The newly elected Pallister government wasted little time putting its stamp on government in this province.
Almost as fast as you can say Ralph Eichler, the provincial department responsible for agriculture got a new name this month: Manitoba Department of Agriculture (MDA).
It has a nice simple ring to it.
But it also reflects a reality that has become increasingly obvious in recent decades. Back in the 1960s, the department was known as Manitoba Agriculture and Conservation, likely because Conservation in those days stood for drainage. Later it became Manitoba Agriculture and Food, then Rural Initiatives/Development was tacked on — a sort of catchall department for anything rural.
It used to be that agriculture and rural were synonymous and their economic agendas interchangeable. Back in the days when small towns throughout the province were built around grain elevators and agricultural services were the primary economic activity, what was good for farming was also good for the rural economy.
No doubt agriculture remains a key economic activity in rural Manitoba. But there are fewer farmers, they farm bigger pieces of land, and they deliver their grain to fewer elevators located farther away.
There are even times when the economic future of rural communities is at odds with agriculture, especially when it comes to squabbles over land use or housing subdivisions built too close to livestock operations (or livestock operations built too close to houses), and farming practices — such as aerial spraying or cleaning out the pits — that offend rural residents planning a barbecue.
Reconciling those competing interests hasn’t been easy. As well, agriculture is no longer a solely rural domain. Urban farming is a growth industry.
Under the new configuration, MDA is about agriculture.
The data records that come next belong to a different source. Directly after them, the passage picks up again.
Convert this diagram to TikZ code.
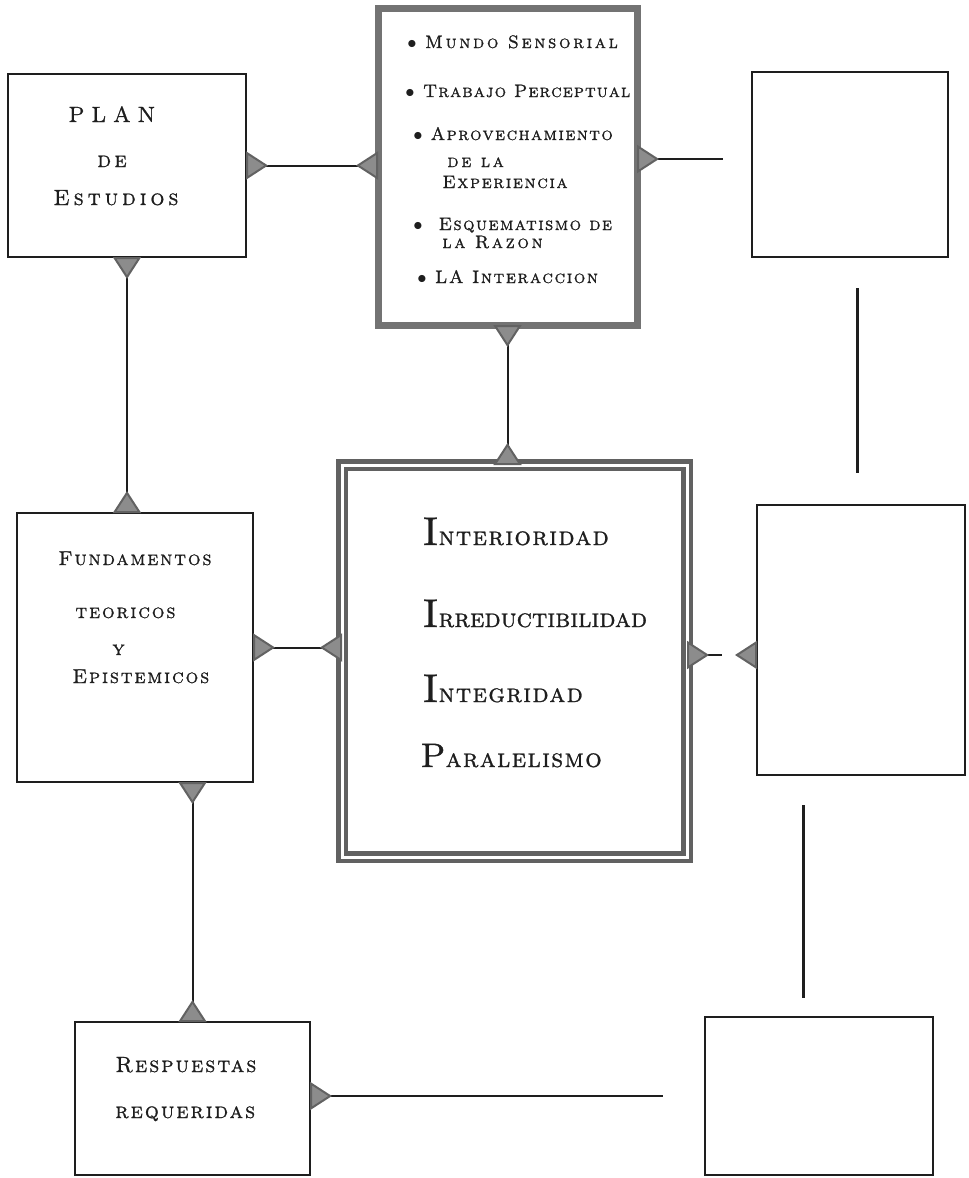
\documentclass[tikz,border=0pt]{standalone}
\usepackage{fontspec}
\newfontfamily\hand{lmromancaps10-regular.otf}[LetterSpace=9,FakeBold=1]
\usetikzlibrary{arrows.meta,positioning}
\definecolor{ink}{HTML}{1E1E1E}
\definecolor{shade}{HTML}{8C8C8C}
\tikzset{
  wedge/.tip={Triangle[reversed,length=11pt,width=14pt,fill=shade,color=shade!70!black]},
  box/.style={rectangle,draw=ink,line width=1pt,inner sep=0pt,outer sep=0pt},
  heavybox/.style={box,draw=black!55,line width=3.5pt},
  doublebox/.style={box,draw=black!62,line width=2.2pt,double=white,double distance=1.5pt},
  txt/.style={font=\hand\fontsize{9}{11}\selectfont,text=ink,inner sep=0pt,anchor=base west},
  bigtxt/.style={txt,font=\hand\fontsize{11}{13}\selectfont},
  hugetxt/.style={txt,font=\hand\fontsize{13}{15}\selectfont},
  link/.style={draw=ink,line width=1pt,{wedge}-{wedge}},
  halflink/.style={draw=ink,line width=1pt,{wedge}-},
  bare/.style={draw=ink,line width=1.5pt}
}

\begin{document}
\begin{tikzpicture}[x=0.5pt,y=-0.5pt]
  \useasboundingbox (0,0) rectangle (969,1178);
  \node[box,minimum width=119pt,minimum height=91.5pt] (plan) at (127,165.5) {};
  \node[heavybox,minimum width=129.5pt,minimum height=158.5pt] (mundo) at (507.5,166.5) {};
  \node[box,minimum width=98pt,minimum height=92.5pt] (rtop) at (850,164.5) {};
  \node[box,minimum width=118pt,minimum height=134.5pt] (fund) at (135,647.5) {};
  \node[doublebox,minimum width=172.5pt,minimum height=196pt] (inter) at (514.5,661) {};
  \node[box,minimum width=104pt,minimum height=135pt] (rmid) at (861,640) {};
  \node[box,minimum width=117.5pt,minimum height=76.5pt] (resp) at (192.5,1098.5) {};
  \node[box,minimum width=114pt,minimum height=79pt] (rbot) at (819,1096) {};

  \node[bigtxt] (pl1) at (68,122) {\addfontfeature{LetterSpace=30}PLAN};
  \node[bigtxt] (pl2) at (97,167) {\addfontfeature{LetterSpace=15}de};
  \node[bigtxt] (pl3) at (53,205) {\addfontfeature{LetterSpace=18}Estudios};

  \node[txt] (mu1) at (407,48) {$\bullet$ \addfontfeature{LetterSpace=15}Mundo Sensorial};
  \node[txt] (mu2) at (405,97) {$\bullet$ \addfontfeature{LetterSpace=6}Trabajo Perceptual};
  \node[txt] (mu3) at (413,140) {$\bullet$\hspace{4pt}\addfontfeature{LetterSpace=8}Aprovechamiento};
  \node[txt] (mu4) at (447,167) {\addfontfeature{LetterSpace=15}de la};
  \node[txt] (mu5) at (442,188) {Experiencia};
  \node[txt] (mu6) at (413,230) {$\bullet$\hspace{8pt}\addfontfeature{LetterSpace=8}Esquematismo de};
  \node[txt] (mu7) at (442,248) {\addfontfeature{LetterSpace=15}la Razon};
  \node[txt] (mu8) at (417,283) {$\bullet$ LA Interaccion};

  \node[hugetxt] (in1) at (422,545) {\addfontfeature{LetterSpace=5}{\fontsize{20}{20}\selectfont I}nterioridad};
  \node[hugetxt] (in2) at (422,627) {\addfontfeature{LetterSpace=0}{\fontsize{20}{20}\selectfont I}rreductibilidad};
  \node[hugetxt] (in3) at (422,702) {\addfontfeature{LetterSpace=5}{\fontsize{20}{20}\selectfont I}ntegridad};
  \node[hugetxt] (in4) at (420,767) {\addfontfeature{LetterSpace=5}{\fontsize{17}{17}\selectfont P}aralelismo};

  \node[txt,font=\hand\fontsize{10}{12}\selectfont] (fu1) at (58,565) {Fundamentos};
  \node[txt,font=\hand\fontsize{10}{12}\selectfont] (fu2) at (75,618) {teoricos};
  \node[txt,font=\hand\fontsize{10}{12}\selectfont] (fu3) at (112,655) {y};
  \node[txt,font=\hand\fontsize{10}{12}\selectfont] (fu4) at (72,683) {Epistemicos};

  \node[bigtxt] (re1) at (115,1072) {Respuestas};
  \node[bigtxt] (re2) at (115,1118) {requeridas};

  \coordinate (mend) at (723,159);
  \coordinate (iend) at (722,655);
  \coordinate (rstub) at (738,655);
  \coordinate (rend) at (663,1096);
  \coordinate (ra) at (857,288);
  \coordinate (rb) at (857,473);
  \coordinate (rc) at (803,805);
  \coordinate (rd) at (803,998);

  \draw[link] (plan.east) -- (plan.east -| mundo.west);
  \draw[halflink] (mend -| mundo.east) -- (mend);
  \draw[link] (plan.south) -- (plan.south |- fund.north);
  \draw[link] (mundo.south) -- (mundo.south |- inter.north);
  \draw[link] (fund.east) -- (fund.east -| inter.west);
  \draw[halflink] (iend -| inter.east) -- (iend);
  \draw[halflink] (rstub -| rmid.west) -- (rstub);
  \draw[link] (resp.north |- fund.south) -- (resp.north);
  \draw[halflink] (rend -| resp.east) -- (rend);
  \draw[bare] (ra) -- (rb);
  \draw[bare] (rc) -- (rd);
\end{tikzpicture}
\end{document}
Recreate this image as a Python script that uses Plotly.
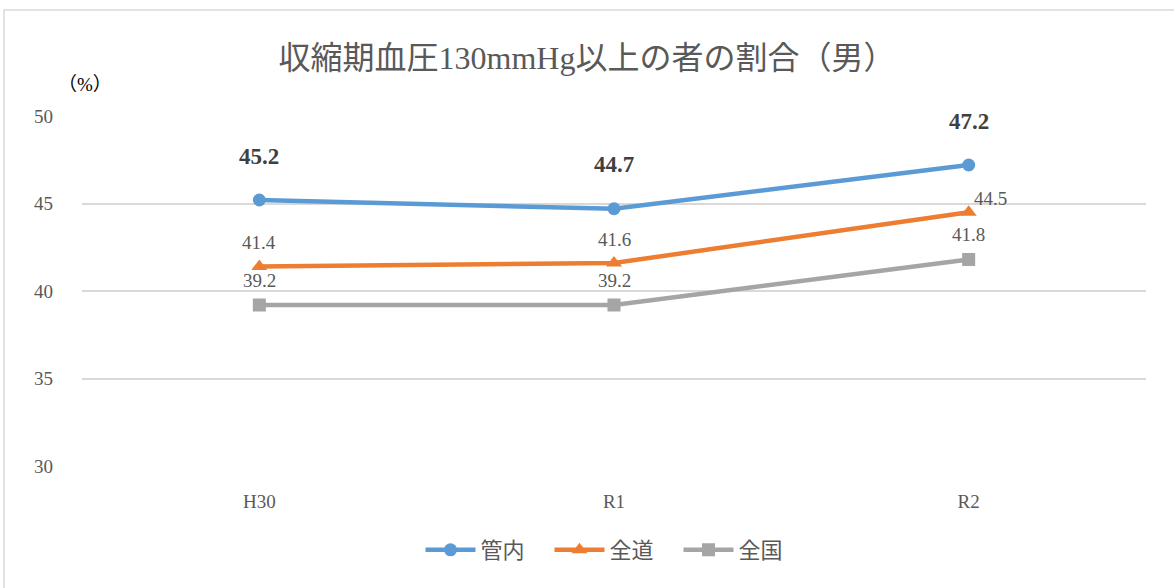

The rural development portfolio becomes part of Indigenous and Municipal Relations in a new ministry under Eileen Clarke.
Having a minister to champion the needs of rural communities could be a plus.
Rural Manitoba needs agriculture, but with many farm families dependent on off-farm income, agriculture needs a vibrant and diversified rural economy.
Rural people, including farmers, are more likely than urbanites to be self-employed, a 2010 study by Statistics Canada said. People who know how to create their own jobs are good for the overall economy.
We would add that a strong extension network, with all vacancies filled, is a wise investment in the future of both agendas.
Further diminishing support for public extension in the name of saving money would be false economy — under any name.